-------- Collected material

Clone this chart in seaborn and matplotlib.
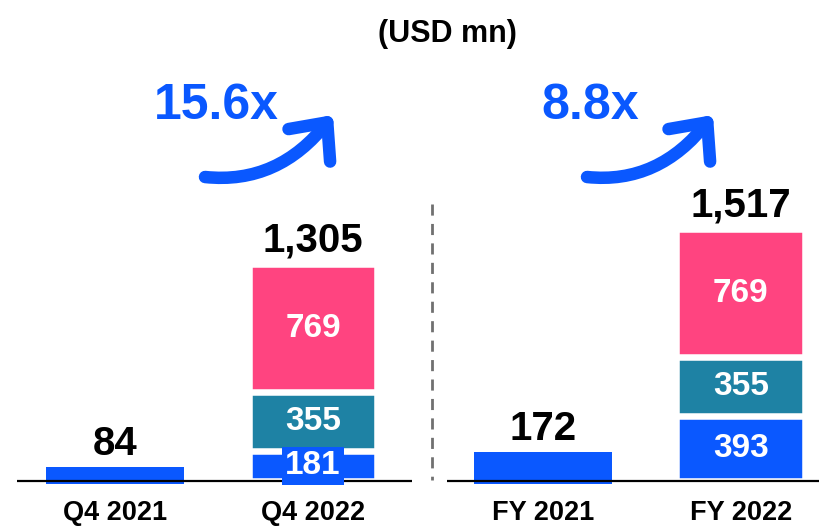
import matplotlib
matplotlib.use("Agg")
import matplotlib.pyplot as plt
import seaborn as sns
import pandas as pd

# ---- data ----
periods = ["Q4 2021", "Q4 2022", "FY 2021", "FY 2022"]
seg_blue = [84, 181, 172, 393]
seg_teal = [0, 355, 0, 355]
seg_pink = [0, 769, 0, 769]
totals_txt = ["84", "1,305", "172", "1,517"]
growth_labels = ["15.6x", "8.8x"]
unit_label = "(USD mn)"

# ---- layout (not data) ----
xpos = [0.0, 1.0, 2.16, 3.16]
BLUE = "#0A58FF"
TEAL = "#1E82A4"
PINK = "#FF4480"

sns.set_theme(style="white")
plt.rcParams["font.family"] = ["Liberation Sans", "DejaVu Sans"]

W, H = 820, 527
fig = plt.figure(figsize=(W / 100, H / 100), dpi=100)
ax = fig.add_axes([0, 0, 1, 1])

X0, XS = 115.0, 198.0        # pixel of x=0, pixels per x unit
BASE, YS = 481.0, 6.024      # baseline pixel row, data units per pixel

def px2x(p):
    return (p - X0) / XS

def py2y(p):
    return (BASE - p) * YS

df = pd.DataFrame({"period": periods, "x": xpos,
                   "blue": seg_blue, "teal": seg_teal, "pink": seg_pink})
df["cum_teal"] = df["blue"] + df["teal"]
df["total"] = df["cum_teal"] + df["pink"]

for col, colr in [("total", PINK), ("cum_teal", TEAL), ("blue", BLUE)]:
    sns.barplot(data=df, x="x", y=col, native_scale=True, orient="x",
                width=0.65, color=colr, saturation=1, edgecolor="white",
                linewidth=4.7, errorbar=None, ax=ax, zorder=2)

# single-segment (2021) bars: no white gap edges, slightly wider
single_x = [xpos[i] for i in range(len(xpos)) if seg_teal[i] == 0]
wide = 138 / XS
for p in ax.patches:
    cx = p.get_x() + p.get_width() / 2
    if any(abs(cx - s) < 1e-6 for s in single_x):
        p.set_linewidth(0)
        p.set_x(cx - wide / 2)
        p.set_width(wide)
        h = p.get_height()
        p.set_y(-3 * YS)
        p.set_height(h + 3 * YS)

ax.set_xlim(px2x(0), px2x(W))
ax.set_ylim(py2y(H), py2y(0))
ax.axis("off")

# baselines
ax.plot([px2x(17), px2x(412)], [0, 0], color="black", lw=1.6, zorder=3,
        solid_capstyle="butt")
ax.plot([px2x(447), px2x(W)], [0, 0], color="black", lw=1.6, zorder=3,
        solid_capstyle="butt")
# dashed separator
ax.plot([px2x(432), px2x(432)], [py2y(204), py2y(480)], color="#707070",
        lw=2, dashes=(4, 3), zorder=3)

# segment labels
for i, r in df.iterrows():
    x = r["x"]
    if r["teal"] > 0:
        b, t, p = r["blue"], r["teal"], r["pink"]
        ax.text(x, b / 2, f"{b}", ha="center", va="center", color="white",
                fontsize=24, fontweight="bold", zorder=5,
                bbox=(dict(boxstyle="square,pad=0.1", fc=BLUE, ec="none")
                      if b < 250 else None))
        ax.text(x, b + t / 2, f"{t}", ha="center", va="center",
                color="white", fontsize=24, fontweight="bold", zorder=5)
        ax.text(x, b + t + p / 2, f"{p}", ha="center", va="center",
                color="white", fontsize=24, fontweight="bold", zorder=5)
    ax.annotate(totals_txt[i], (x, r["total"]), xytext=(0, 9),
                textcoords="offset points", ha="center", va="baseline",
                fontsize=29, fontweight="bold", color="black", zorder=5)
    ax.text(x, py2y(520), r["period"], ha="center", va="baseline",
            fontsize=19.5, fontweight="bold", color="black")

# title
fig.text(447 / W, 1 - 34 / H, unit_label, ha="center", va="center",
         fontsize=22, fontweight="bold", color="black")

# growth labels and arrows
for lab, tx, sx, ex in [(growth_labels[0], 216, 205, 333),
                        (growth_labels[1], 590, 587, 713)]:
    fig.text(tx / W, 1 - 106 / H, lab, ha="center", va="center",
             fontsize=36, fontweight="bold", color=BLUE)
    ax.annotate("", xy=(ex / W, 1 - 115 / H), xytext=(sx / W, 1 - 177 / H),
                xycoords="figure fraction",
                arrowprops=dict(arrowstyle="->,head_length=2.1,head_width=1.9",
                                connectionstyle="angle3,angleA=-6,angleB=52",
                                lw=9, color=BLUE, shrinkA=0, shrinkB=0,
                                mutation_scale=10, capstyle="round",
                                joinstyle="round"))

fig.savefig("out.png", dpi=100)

----------------

## [Direction]
Repeat the listing above up to and including the line with "return (BASE - p) * YS", starting from its first line. Drop any pictures.

## [Response to this exercise]
Clone this chart in seaborn and matplotlib.
import matplotlib
matplotlib.use("Agg")
import matplotlib.pyplot as plt
import seaborn as sns
import pandas as pd

# ---- data ----
periods = ["Q4 2021", "Q4 2022", "FY 2021", "FY 2022"]
seg_blue = [84, 181, 172, 393]
seg_teal = [0, 355, 0, 355]
seg_pink = [0, 769, 0, 769]
totals_txt = ["84", "1,305", "172", "1,517"]
growth_labels = ["15.6x", "8.8x"]
unit_label = "(USD mn)"

# ---- layout (not data) ----
xpos = [0.0, 1.0, 2.16, 3.16]
BLUE = "#0A58FF"
TEAL = "#1E82A4"
PINK = "#FF4480"

sns.set_theme(style="white")
plt.rcParams["font.family"] = ["Liberation Sans", "DejaVu Sans"]

W, H = 820, 527
fig = plt.figure(figsize=(W / 100, H / 100), dpi=100)
ax = fig.add_axes([0, 0, 1, 1])

X0, XS = 115.0, 198.0        # pixel of x=0, pixels per x unit
BASE, YS = 481.0, 6.024      # baseline pixel row, data units per pixel

def px2x(p):
    return (p - X0) / XS

def py2y(p):
    return (BASE - p) * YS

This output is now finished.